* Data shown:

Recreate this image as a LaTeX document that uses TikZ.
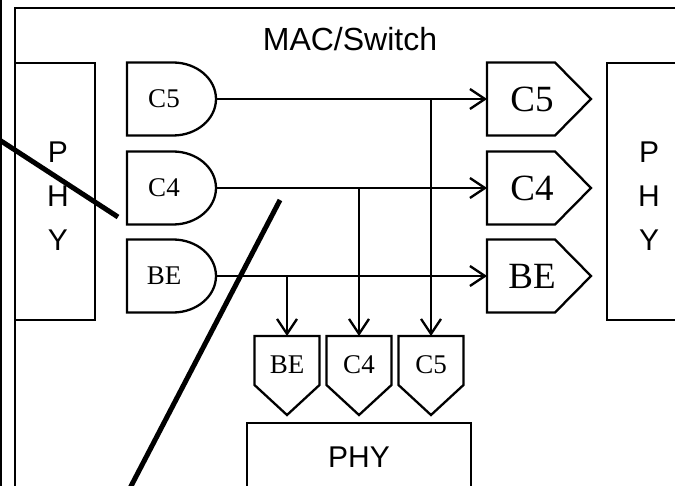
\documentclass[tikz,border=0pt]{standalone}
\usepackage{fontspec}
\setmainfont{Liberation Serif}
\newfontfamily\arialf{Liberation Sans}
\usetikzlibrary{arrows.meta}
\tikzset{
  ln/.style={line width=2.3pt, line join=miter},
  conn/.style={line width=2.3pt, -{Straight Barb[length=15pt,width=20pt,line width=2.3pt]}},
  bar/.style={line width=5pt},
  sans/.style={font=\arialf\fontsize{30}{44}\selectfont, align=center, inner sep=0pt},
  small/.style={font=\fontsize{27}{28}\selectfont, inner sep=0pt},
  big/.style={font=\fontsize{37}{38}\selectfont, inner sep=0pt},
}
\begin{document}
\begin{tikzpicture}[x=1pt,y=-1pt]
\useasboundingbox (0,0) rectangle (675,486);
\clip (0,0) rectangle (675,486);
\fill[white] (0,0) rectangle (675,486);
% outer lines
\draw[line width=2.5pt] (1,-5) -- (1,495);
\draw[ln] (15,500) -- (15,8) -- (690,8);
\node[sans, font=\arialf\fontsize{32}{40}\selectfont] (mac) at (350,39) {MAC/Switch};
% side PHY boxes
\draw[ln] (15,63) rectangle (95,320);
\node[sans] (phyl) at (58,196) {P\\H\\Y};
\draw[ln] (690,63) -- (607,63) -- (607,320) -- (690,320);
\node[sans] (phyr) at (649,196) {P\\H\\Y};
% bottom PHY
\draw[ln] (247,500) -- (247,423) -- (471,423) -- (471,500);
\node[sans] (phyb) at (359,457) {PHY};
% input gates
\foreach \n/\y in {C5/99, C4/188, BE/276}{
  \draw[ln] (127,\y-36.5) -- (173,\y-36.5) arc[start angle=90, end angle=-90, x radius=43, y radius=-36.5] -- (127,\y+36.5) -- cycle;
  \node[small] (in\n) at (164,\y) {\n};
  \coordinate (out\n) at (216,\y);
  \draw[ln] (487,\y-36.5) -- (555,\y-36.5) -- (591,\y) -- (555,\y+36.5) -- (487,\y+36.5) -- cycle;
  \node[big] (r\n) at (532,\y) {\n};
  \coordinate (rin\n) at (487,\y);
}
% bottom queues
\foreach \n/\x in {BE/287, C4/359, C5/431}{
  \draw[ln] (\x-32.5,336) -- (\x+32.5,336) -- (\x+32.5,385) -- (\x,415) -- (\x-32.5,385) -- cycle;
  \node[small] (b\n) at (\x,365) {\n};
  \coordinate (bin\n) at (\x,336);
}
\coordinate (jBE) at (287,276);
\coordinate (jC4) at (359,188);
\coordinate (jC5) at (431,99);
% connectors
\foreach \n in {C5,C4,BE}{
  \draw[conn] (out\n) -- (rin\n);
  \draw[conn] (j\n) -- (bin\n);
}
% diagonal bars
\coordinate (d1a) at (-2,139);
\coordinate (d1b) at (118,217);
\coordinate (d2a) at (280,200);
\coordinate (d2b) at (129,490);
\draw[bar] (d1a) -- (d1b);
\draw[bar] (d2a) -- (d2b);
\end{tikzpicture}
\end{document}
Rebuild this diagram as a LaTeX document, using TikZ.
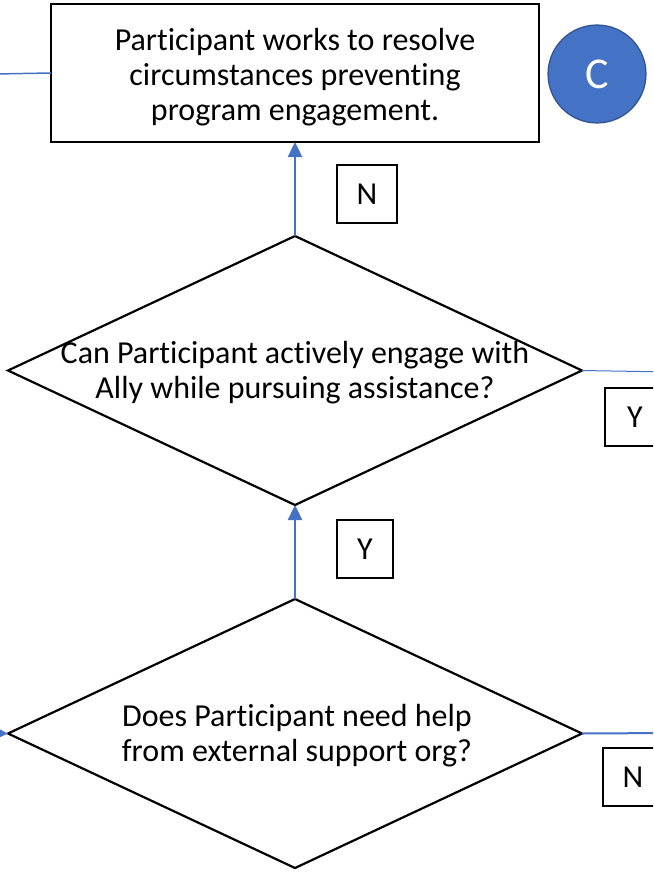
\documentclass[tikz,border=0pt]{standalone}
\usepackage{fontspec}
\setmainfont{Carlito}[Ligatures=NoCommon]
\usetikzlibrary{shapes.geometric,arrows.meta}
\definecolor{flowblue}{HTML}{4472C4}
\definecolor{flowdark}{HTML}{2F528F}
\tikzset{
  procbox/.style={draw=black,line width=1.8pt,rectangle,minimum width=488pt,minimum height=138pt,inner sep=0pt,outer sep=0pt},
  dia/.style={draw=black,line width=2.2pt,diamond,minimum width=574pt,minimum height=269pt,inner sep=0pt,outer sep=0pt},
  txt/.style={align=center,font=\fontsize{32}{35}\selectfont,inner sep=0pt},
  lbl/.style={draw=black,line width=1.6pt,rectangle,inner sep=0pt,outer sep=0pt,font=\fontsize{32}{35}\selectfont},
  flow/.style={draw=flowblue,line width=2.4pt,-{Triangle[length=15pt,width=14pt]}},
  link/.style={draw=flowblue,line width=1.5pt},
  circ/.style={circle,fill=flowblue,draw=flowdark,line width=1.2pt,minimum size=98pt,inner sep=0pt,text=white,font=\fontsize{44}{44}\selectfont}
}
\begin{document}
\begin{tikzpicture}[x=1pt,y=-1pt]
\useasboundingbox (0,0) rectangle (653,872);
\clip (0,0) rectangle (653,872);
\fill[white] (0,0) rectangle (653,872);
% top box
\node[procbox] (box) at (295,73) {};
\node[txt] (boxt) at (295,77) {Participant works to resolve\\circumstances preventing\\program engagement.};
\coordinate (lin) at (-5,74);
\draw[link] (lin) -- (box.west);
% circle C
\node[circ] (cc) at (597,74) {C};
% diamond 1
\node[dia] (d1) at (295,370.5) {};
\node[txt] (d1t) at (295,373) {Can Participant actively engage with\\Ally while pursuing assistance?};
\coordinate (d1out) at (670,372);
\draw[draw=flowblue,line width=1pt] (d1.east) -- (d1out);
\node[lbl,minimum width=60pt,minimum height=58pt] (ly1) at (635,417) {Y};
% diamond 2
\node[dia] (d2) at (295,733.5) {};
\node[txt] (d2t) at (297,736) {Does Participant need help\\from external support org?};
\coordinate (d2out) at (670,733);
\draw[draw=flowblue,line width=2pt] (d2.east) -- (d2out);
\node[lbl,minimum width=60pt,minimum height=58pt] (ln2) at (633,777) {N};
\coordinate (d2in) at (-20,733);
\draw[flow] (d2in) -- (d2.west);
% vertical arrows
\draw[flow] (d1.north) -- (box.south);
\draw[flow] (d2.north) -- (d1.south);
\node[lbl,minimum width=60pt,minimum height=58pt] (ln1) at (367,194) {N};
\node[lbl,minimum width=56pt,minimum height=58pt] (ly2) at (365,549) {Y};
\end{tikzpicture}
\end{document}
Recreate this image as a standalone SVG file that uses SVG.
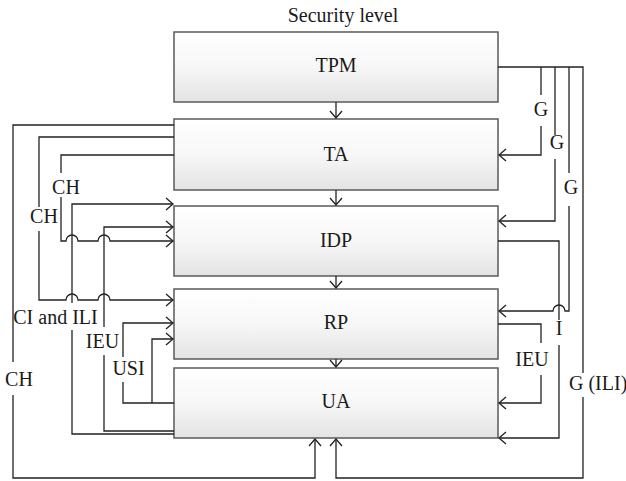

* Exercise prompt: Transcribe the material exactly, keeping every word and none of the pictures.

* Full solution:
Recreate this image as a LaTeX document that uses TikZ.
\documentclass[tikz,border=0pt]{standalone}
\usepackage{fontspec}
\setmainfont{Liberation Serif}
\newfontfamily\arialf{Liberation Sans}
\usetikzlibrary{arrows.meta}
\tikzset{
  ln/.style={line width=2.3pt, line join=miter},
  conn/.style={line width=2.3pt, -{Straight Barb[length=15pt,width=20pt,line width=2.3pt]}},
  bar/.style={line width=5pt},
  sans/.style={font=\arialf\fontsize{30}{44}\selectfont, align=center, inner sep=0pt},
  small/.style={font=\fontsize{27}{28}\selectfont, inner sep=0pt},
  big/.style={font=\fontsize{37}{38}\selectfont, inner sep=0pt},
}
\begin{document}
\begin{tikzpicture}[x=1pt,y=-1pt]
\useasboundingbox (0,0) rectangle (675,486);
\clip (0,0) rectangle (675,486);
\fill[white] (0,0) rectangle (675,486);
% outer lines
\draw[line width=2.5pt] (1,-5) -- (1,495);
\draw[ln] (15,500) -- (15,8) -- (690,8);
\node[sans, font=\arialf\fontsize{32}{40}\selectfont] (mac) at (350,39) {MAC/Switch};
% side PHY boxes
\draw[ln] (15,63) rectangle (95,320);
\node[sans] (phyl) at (58,196) {P\\H\\Y};
\draw[ln] (690,63) -- (607,63) -- (607,320) -- (690,320);
\node[sans] (phyr) at (649,196) {P\\H\\Y};
% bottom PHY
\draw[ln] (247,500) -- (247,423) -- (471,423) -- (471,500);
\node[sans] (phyb) at (359,457) {PHY};
% input gates
\foreach \n/\y in {C5/99, C4/188, BE/276}{
  \draw[ln] (127,\y-36.5) -- (173,\y-36.5) arc[start angle=90, end angle=-90, x radius=43, y radius=-36.5] -- (127,\y+36.5) -- cycle;
  \node[small] (in\n) at (164,\y) {\n};
  \coordinate (out\n) at (216,\y);
  \draw[ln] (487,\y-36.5) -- (555,\y-36.5) -- (591,\y) -- (555,\y+36.5) -- (487,\y+36.5) -- cycle;
  \node[big] (r\n) at (532,\y) {\n};
  \coordinate (rin\n) at (487,\y);
}
% bottom queues
\foreach \n/\x in {BE/287, C4/359, C5/431}{
  \draw[ln] (\x-32.5,336) -- (\x+32.5,336) -- (\x+32.5,385) -- (\x,415) -- (\x-32.5,385) -- cycle;
  \node[small] (b\n) at (\x,365) {\n};
  \coordinate (bin\n) at (\x,336);
}
\coordinate (jBE) at (287,276);
\coordinate (jC4) at (359,188);
\coordinate (jC5) at (431,99);
% connectors
\foreach \n in {C5,C4,BE}{
  \draw[conn] (out\n) -- (rin\n);
  \draw[conn] (j\n) -- (bin\n);
}
% diagonal bars
\coordinate (d1a) at (-2,139);
\coordinate (d1b) at (118,217);
\coordinate (d2a) at (280,200);
\coordinate (d2b) at (129,490);
\draw[bar] (d1a) -- (d1b);
\draw[bar] (d2a) -- (d2b);
\end{tikzpicture}
\end{document}
Rebuild this diagram as a LaTeX document, using TikZ.
\documentclass[tikz,border=0pt]{standalone}
\usepackage{fontspec}
\setmainfont{Carlito}[Ligatures=NoCommon]
\usetikzlibrary{shapes.geometric,arrows.meta}
\definecolor{flowblue}{HTML}{4472C4}
\definecolor{flowdark}{HTML}{2F528F}
\tikzset{
  procbox/.style={draw=black,line width=1.8pt,rectangle,minimum width=488pt,minimum height=138pt,inner sep=0pt,outer sep=0pt},
  dia/.style={draw=black,line width=2.2pt,diamond,minimum width=574pt,minimum height=269pt,inner sep=0pt,outer sep=0pt},
  txt/.style={align=center,font=\fontsize{32}{35}\selectfont,inner sep=0pt},
  lbl/.style={draw=black,line width=1.6pt,rectangle,inner sep=0pt,outer sep=0pt,font=\fontsize{32}{35}\selectfont},
  flow/.style={draw=flowblue,line width=2.4pt,-{Triangle[length=15pt,width=14pt]}},
  link/.style={draw=flowblue,line width=1.5pt},
  circ/.style={circle,fill=flowblue,draw=flowdark,line width=1.2pt,minimum size=98pt,inner sep=0pt,text=white,font=\fontsize{44}{44}\selectfont}
}
\begin{document}
\begin{tikzpicture}[x=1pt,y=-1pt]
\useasboundingbox (0,0) rectangle (653,872);
\clip (0,0) rectangle (653,872);
\fill[white] (0,0) rectangle (653,872);
% top box
\node[procbox] (box) at (295,73) {};
\node[txt] (boxt) at (295,77) {Participant works to resolve\\circumstances preventing\\program engagement.};
\coordinate (lin) at (-5,74);
\draw[link] (lin) -- (box.west);
% circle C
\node[circ] (cc) at (597,74) {C};
% diamond 1
\node[dia] (d1) at (295,370.5) {};
\node[txt] (d1t) at (295,373) {Can Participant actively engage with\\Ally while pursuing assistance?};
\coordinate (d1out) at (670,372);
\draw[draw=flowblue,line width=1pt] (d1.east) -- (d1out);
\node[lbl,minimum width=60pt,minimum height=58pt] (ly1) at (635,417) {Y};
% diamond 2
\node[dia] (d2) at (295,733.5) {};
\node[txt] (d2t) at (297,736) {Does Participant need help\\from external support org?};
\coordinate (d2out) at (670,733);
\draw[draw=flowblue,line width=2pt] (d2.east) -- (d2out);
\node[lbl,minimum width=60pt,minimum height=58pt] (ln2) at (633,777) {N};
\coordinate (d2in) at (-20,733);
\draw[flow] (d2in) -- (d2.west);
% vertical arrows
\draw[flow] (d1.north) -- (box.south);
\draw[flow] (d2.north) -- (d1.south);
\node[lbl,minimum width=60pt,minimum height=58pt] (ln1) at (367,194) {N};
\node[lbl,minimum width=56pt,minimum height=58pt] (ly2) at (365,549) {Y};
\end{tikzpicture}
\end{document}
Recreate this image as a standalone SVG file that uses SVG.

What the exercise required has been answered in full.